The third time was the charm for Tim Hudson, in the pursuit of his 200th win ... and one more grand feat.
By JAY CLEMONSFS South
ATLANTA — Here are three things we learned from the Braves' 8-1 triumph over the
Nationals on Tuesday, aka the night of Tim Hudson's 200th career victory:
1. The third time was the charm in Hudson's bid for 200
In the press box during the latter innings, we had a tough time confirming whether Hudson became the 111th or 113th pitcher to enter the 200 Club (
Baseball Reference, Fan Graphs and Wikipedia all say 113).
But that research could not compare to the needle-in-the-haystack task of instantly verifying how many MLB pitchers had belted a homer on the
same night of capturing 200. But eventually, the answer came (from Stats, Inc):
Hudson and Hall of Famer Bob Lemon (1956 with the Indians) are the only pitchers to pull off the double feat.
Hudson's homer came in the fifth inning, launching a Zach Duke fastball to the wall in right field ... before getting some, uh, assistance from Washington slugger Bryce Harper, who partially deflected the ball into the seats.
"It was a fun game, kind of surreal. Obviously, no one expects to hit a home run (too)," said Hudson, who now has 108 wins with the Braves.
The 37-year-old was happy with his fastball and overall command against the Nationals, of course. But he also enjoyed the fruits of his plate magic — now three homers over 15 big-league seasons.
"I couldn't have written it up any better," said Hudson, who entertained a large contingent of family members after the milestone win. "To go out there and have some fun from start to finish ... that was the cherry on top."
Hudson had fallen short of securing No. 200 in two previous road starts, against the Pirates (April 19) and Rockies (April 24 — a game the Braves led 5-3 heading into the ninth).
For more insight to Hudson's milestone victory,
2. Chris Johnson is simply too hot to stick in one part of the Atlanta lineup
Heading into Tuesday, Johnson had logged 20 starts at four different slots with the Braves — the 4-hole (one), 5-hole (eight), 6-hole (one) and 7-hole (10). So, in that respect, he might not have been surprised to see his name second against Nationals lefty Gio Gonzalez.
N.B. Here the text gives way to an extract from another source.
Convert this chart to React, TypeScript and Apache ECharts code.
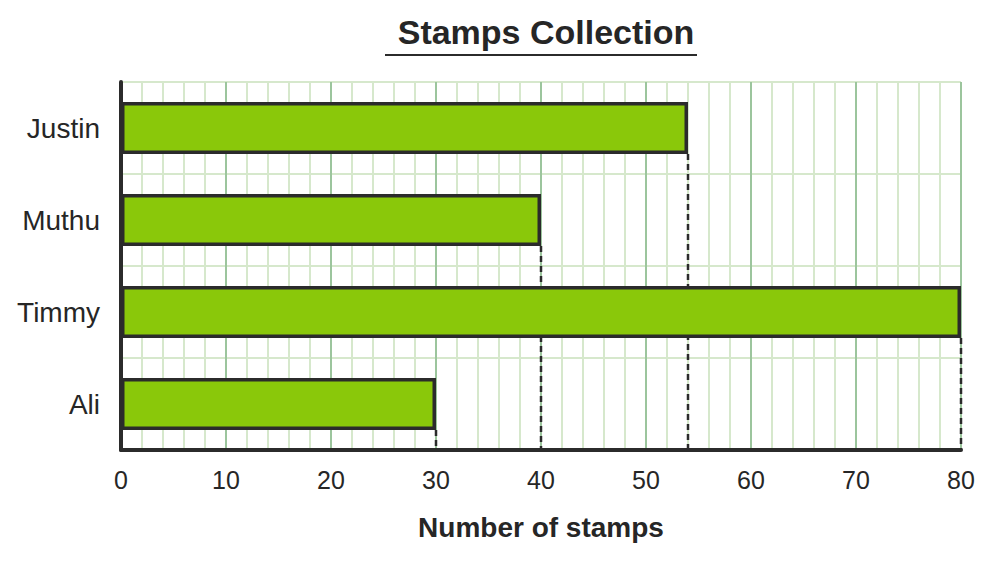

Here's the thing, though: According to Baseball Reference, Johnson had never batted higher than third on
any day as a starter, over five MLB seasons. Not with the Astros, Diamondbacks or Braves.
As the National League's current batting leader at .369, Johnson (2 for 5 with one RBI and two runs vs. Washington) has quickly adapted to a new team, new city and new rationale for lineup shuffling, with Braves manager Fredi Gonzalez playing the benevolent role of mad scientist.
But the stellar numbers (two homers, nine RBI, .391 OBP, .915 OPS) are merely an extension of Johnson's sterling run from last September with Arizona, notching two homers, 14 RBI, a .355 batting average, .400 OBP, .565 slugging and .965 OPS during that span.
Not bad for a proverbial
throw-in to the Justin Upton blockbuster from late January.
3. The gap between the Braves and Nationals keeps widening by the day
One month does not a season make, but Atlanta encountered little difficulty in handling Washington during April, topping the Nationals in five straight games and taking the overall run count, 29-8.
Perhaps worse, from the Nats' perspective, co-aces Stephen Strasburg and Gio Gonzalez (Tuesday's loser — five runs allowed in four innings) took the hill in four of the five defeats.
For what it's worth, the Nationals (13-14) posted six consecutive winning months last season, eventually leading to 98 victories and a National League East title.
In that respect, the recently completed April garners extra attention, considering how the Braves (17-9) have accumulated the Senior Ciruit's best record — without substantial contributions from B.J. Upton (.143 batting, .225 OBP), Dan Uggla (.169 batting) or Jason Heyward (five RBI, .121 batting).
In Washington's defense, it's hard to beat a good team — with strong motivation to get Hudson his 200th at home — with a lineup that comprises Tyler Moore (1 for 3) and Chad Tracy (0 for 3) ... instead of Ryan Zimmerman (on the disabled list) and Jayson Werth (shin injury from Monday).
Perhaps a new month will elicit momentum changes in the Braves-Nats rivalry. But right now, that's just a thought based on fleeting evidence.
"We've got a good book on the (Nationals hitters)," said Braves rookie Evan Gattis, who finished his first MLB month with six homers and 14 RBI.
Especially on special nights when the pitcher of record refuses to lose.